If there are no restrictions on where the digits and letters are placed, how many $8$-place license plates consisting of $5$ letters and $3$ digits are possible if no repetitions of letters or digits are allowed? What
if the $3$ digits must be consecutive?
The answer to the first part is $10 \choose 3$$26 \choose 5$$*8!$
The answer to the second part is $10 \choose 3$$26 \choose 5$$*6!*3!$
My thought process for the first part is we choose three numbers and five letters, then for the first place there are eight ways to order them, then seven, six, etc.
For the second part, I would think the two factorials would have been $5!*3!$ not six and three.

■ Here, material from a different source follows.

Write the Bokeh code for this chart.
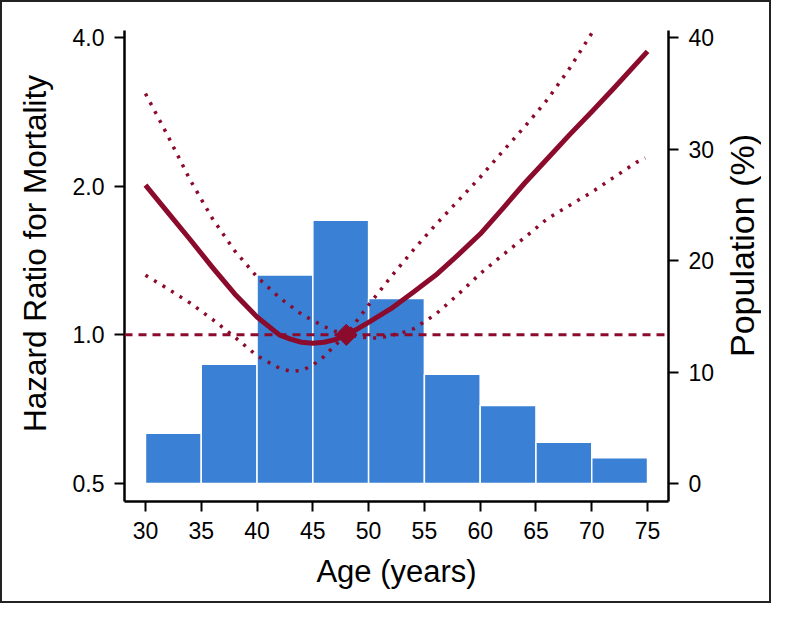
import math
from bokeh.plotting import figure
from bokeh.layouts import row
from bokeh.models import (Range1d, LinearAxis, LinearScale, FixedTicker,
                          PrintfTickFormatter, Span, ColumnDataSource, Div)
from bokeh.embed import file_html
from bokeh.resources import INLINE

# ---- data ----
bin_left = [30, 35, 40, 45, 50, 55, 60, 65, 70]
bin_right = [35, 40, 45, 50, 55, 60, 65, 70, 75]
pop_pct = [4.5, 10.7, 18.7, 23.6, 16.6, 9.8, 7.0, 3.7, 2.3]

ages_fit = [30, 32, 34, 36, 38, 40, 42, 43, 44, 45, 46, 47, 48, 49, 50, 52, 54, 56,
            58, 60, 62, 64, 66, 68, 70, 72, 75]
hr_fit = [2.01, 1.77, 1.56, 1.37, 1.21, 1.087, 1.0, 0.98, 0.966, 0.962, 0.966, 0.978,
          1.0, 1.028, 1.06, 1.13, 1.22, 1.32, 1.45, 1.60, 1.80, 2.03, 2.27, 2.54, 2.83,
          3.16, 3.75]

ages_ci_a = [30, 32, 34, 36, 38, 40, 42, 44, 46, 47, 48, 49, 50, 51, 52, 53, 54, 56, 58,
             60, 62, 64, 66, 68, 70, 72, 74, 74.8]
hr_ci_a = [3.08, 2.53, 2.06, 1.72, 1.48, 1.31, 1.19, 1.10, 1.04, 1.017, 1.0, 0.992, 0.986,
           0.986, 0.997, 1.01, 1.028, 1.10, 1.206, 1.33, 1.45, 1.575, 1.717, 1.828, 1.945,
           2.085, 2.235, 2.28]

ages_ci_b = [30, 32, 34, 36, 38, 40, 42, 43, 44, 45, 46, 47, 48, 50, 52, 54, 56, 58, 60,
             62, 64, 66, 68, 70, 70.3]
hr_ci_b = [1.32, 1.24, 1.16, 1.075, 0.99, 0.907, 0.856, 0.844, 0.847, 0.868, 0.904, 0.953,
           1.0, 1.149, 1.31, 1.485, 1.67, 1.866, 2.085, 2.35, 2.64, 2.99, 3.46, 4.08, 4.2]

ref_age = [48]
ref_hr = [1.0]

x_ticks = [30, 35, 40, 45, 50, 55, 60, 65, 70, 75]
hr_ticks = [0.5, 1.0, 2.0, 4.0]
pop_ticks = [0, 10, 20, 30, 40]

RED = "#8B0B2C"
BLUE = "#3A80D4"
FONT = "Liberation Sans"

fig = figure(width=662, height=599, output_backend="svg", toolbar_location=None,
             y_axis_type="log",
             x_range=Range1d(28.12, 76.88), y_range=Range1d(0.4598, 4.133),
             min_border_left=62, min_border_right=56, min_border_top=28,
             min_border_bottom=100)
fig.extra_y_ranges = {"pop": Range1d(-1.614, 40.628)}
fig.extra_y_scales = {"pop": LinearScale()}
fig.outline_line_color = None
fig.xgrid.visible = False
fig.ygrid.visible = False
fig.background_fill_color = "white"
fig.border_fill_color = "white"

# histogram bars on the population scale
src_bars = ColumnDataSource(dict(left=bin_left, right=bin_right,
                                 top=pop_pct, bottom=[0] * len(pop_pct)))
fig.quad(left="left", right="right", top="top", bottom="bottom", source=src_bars,
         y_range_name="pop", fill_color=BLUE, line_color="white", line_width=1.5)

# reference line HR = 1
fig.add_layout(Span(location=1.0, dimension="width", line_color=RED, line_width=3,
                    line_dash="8 6"))

# confidence limits
fig.line(ages_ci_a, hr_ci_a, line_color=RED, line_width=3.5, line_dash="3 7")
fig.line(ages_ci_b, hr_ci_b, line_color=RED, line_width=3.5, line_dash="3 7")

# fitted hazard ratio
fig.line(ages_fit, hr_fit, line_color=RED, line_width=5, line_join="round")
fig.scatter(ref_age, ref_hr, marker="square", angle=math.pi / 4, size=15,
            fill_color=RED, line_color=RED)

# axes
right = LinearAxis(y_range_name="pop")
fig.add_layout(right, "right")

fig.xaxis.ticker = FixedTicker(ticks=x_ticks)
fig.yaxis[0].ticker = FixedTicker(ticks=hr_ticks)
fig.yaxis[0].formatter = PrintfTickFormatter(format="%.1f")
right.ticker = FixedTicker(ticks=pop_ticks)

fig.xaxis.axis_label = "Age (years)"

for ax in [fig.xaxis[0], fig.yaxis[0], right]:
    ax.axis_line_width = 2.5
    ax.axis_line_color = "black"
    ax.major_tick_line_width = 2
    ax.major_tick_line_color = "black"
    ax.major_tick_out = 10
    ax.major_tick_in = 0
    ax.minor_tick_line_color = None
    ax.major_label_text_font = FONT
    ax.major_label_text_font_size = "23px"
    ax.major_label_text_color = "black"
    ax.major_label_standoff = 10
    ax.axis_label_text_font = FONT
    ax.axis_label_text_font_size = "31px"
    ax.axis_label_text_font_style = "normal"
    ax.axis_label_text_color = "black"
    ax.axis_label_standoff = 12


def vertical_title(text, box_w, left, top, length, size):
    html = (
        f'<div style="position:relative;width:{box_w}px;height:599px;background:white;">'
        f'<div style="position:absolute;left:{left}px;top:{top}px;width:{size}px;'
        f'height:{length}px;writing-mode:vertical-rl;transform:rotate(180deg);'
        f'text-align:center;line-height:{size}px;font-family:\'{FONT}\';'
        f'font-size:{size}px;color:black;white-space:nowrap;">{text}</div></div>'
    )
    return Div(text=html, width=box_w, height=599, margin=(0, 0, 0, 0))


# axis titles reading bottom to top, placed as in the original
left_title = vertical_title("Hazard Ratio for Mortality", 60, 18, 69, 364, 31.5)
right_title = vertical_title("Population (%)", 45, 1, 125, 236, 34)

p = row(left_title, fig, right_title, spacing=0,
        styles={"border": "2px solid #222"})

open("out.html", "w").write(file_html(p, INLINE))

Are there any errors in my reasoning for the first answer? Why are the factorials in the second part $6!*3!$?
Best Answer
You are correct for the first problem, though I would rather think of $8!$ as a single high-level arranging operation rather than eight separate placements of the characters. I view this enumeration as consisting of three steps.
Step 1: Choose three distinct numbers in $\binom{10}{3}$ ways
Step 2: Choose five distinct letters in $\binom{26}{5}$ ways
Step 3: Arrange these eight characters in $8!$ ways
You can approach the second problem similarly if you think of the digits as comprising a single, indivisible unit (though the digits may be mixed up among themselves).